Israel’s outgoing prime minister, on trial, is seeking an emergency government. Gantz is open to the idea but wants it "broad" and representative. Bahrain accuses Iran of "biological aggression". In the Gulf States, the number of infections is rising, but at present no one has died yet. The emergency continues in Iran with more than 10,000 cases and 429 deaths.
Beirut (AsiaNews/Agencies) – As new cases are confirmed across the Middle East region, Israeli Prime Minister Benjamin Netanyahu wants to use the coronavirus emergency to remain in power despite a recent election, the third in a year, without winners.
Netanyahu, who is on trial for corruption (the first hearing set for 17 March), ordered the closure of most of the country's primary and secondary schools and called for a national unity government.
“We are altering our internal routine in order to handle an outside threat, the threat of the virus,” Netanyahu said in remarks broadcast live.
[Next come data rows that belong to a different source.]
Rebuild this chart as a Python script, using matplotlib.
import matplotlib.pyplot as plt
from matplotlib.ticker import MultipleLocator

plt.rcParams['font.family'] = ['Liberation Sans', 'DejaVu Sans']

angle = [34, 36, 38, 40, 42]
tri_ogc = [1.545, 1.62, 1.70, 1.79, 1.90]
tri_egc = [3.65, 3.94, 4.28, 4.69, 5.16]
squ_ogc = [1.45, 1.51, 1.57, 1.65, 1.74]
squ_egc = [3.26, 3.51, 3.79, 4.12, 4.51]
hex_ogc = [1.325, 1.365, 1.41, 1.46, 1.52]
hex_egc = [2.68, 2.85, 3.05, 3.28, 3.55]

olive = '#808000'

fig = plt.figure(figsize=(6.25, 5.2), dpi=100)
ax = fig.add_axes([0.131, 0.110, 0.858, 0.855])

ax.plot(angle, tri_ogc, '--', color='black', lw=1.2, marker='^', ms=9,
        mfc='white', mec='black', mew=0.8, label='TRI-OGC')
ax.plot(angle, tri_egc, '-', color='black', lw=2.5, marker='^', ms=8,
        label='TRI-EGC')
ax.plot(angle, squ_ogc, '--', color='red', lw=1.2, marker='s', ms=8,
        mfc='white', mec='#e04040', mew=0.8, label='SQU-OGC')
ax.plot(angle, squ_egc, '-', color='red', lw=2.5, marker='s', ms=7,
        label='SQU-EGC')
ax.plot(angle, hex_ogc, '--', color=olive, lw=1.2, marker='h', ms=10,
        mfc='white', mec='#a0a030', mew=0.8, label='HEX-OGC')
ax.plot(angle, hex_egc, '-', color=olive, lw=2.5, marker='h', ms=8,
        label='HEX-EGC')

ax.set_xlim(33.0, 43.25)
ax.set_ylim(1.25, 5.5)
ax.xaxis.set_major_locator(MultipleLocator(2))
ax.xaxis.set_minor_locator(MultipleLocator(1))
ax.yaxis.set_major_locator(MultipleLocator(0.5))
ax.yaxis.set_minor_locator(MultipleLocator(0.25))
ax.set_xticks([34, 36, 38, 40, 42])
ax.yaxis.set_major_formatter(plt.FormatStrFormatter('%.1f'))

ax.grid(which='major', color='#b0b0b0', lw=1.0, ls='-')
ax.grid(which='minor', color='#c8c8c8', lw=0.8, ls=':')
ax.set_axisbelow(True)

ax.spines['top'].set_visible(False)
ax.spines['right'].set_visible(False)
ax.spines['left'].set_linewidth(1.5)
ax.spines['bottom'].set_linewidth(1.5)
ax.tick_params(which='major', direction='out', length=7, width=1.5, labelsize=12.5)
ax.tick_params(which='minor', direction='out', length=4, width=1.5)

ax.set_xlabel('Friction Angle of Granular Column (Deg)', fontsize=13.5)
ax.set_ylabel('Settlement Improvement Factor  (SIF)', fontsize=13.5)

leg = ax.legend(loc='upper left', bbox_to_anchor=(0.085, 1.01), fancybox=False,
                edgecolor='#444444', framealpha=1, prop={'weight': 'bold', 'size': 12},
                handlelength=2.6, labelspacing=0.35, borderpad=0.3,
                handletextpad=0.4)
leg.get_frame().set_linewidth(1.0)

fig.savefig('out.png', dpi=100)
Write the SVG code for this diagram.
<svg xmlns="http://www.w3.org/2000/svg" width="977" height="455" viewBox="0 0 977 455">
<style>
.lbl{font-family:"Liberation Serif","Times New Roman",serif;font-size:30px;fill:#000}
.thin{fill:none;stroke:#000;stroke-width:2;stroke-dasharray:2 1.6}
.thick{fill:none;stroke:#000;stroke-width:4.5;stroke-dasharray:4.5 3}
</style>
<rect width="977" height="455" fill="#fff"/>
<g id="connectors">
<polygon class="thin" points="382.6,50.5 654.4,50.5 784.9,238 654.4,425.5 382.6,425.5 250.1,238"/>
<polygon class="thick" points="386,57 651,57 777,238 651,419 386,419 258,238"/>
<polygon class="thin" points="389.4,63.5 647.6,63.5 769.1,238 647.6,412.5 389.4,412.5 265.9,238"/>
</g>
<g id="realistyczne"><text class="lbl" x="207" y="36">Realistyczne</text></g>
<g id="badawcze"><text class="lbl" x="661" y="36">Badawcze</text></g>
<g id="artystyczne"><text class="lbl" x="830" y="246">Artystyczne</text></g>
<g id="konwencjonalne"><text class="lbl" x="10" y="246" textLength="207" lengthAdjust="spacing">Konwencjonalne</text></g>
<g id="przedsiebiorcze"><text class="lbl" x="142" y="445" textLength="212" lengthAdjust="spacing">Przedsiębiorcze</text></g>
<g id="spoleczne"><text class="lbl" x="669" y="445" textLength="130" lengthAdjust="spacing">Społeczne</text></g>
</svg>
This will require “an emergency government for a limited time”.
His main rival, Benny Gantz, hasn’t rejected the idea, but wants the government to be broadly based and represent everyone.
So far, 109 cases of COVID-19 have been confirmed in the country and more than 32,000 people are now in quarantine.
Meanwhile, Bahrain has accused Iran, the country with the highest number of cases in the region, of covering up the spread of the epidemic.
“With this behaviour, Iran has allowed the disease to travel abroad, and, in my estimation, this constitutes a form of biological aggression” tweeted Bahraini Interior Minister General Sheikh Rashid bin Abdulla Al Khalifa.
Amir Abdollahian, special aide to Iran’s parliamentary speaker, reacted quickly, tweeting that “America, which rules Bahrain through the presence of its Fifth Fleet, is a major cause of biological warfare and initially denied the existence of coronavirus.”
Bahrain on Wednesday reported 77 new infections among its citizens repatriated from Iran, bringing its total to 195 cases.
Saudi Arabia, which has suspended pilgrimages and asked believers not to take part in Friday prayers, announced 24 new cases for a total of 45.
Kuwait reported eight new infections, taking its total to 80, and started a two-week public holiday to help contain the virus.
The United Arab Emirates reported 11 new cases, for a total of 85. The Sultanate of Oman, which has 18 cases, suspended tourist visas and banned cruise ships from docking.
So far, no one in the Gulf States has died from the virus. The worse situation remains that of Iran, which has more than 10,000 cases, 429 deaths and just under 3,000 people who have recovered.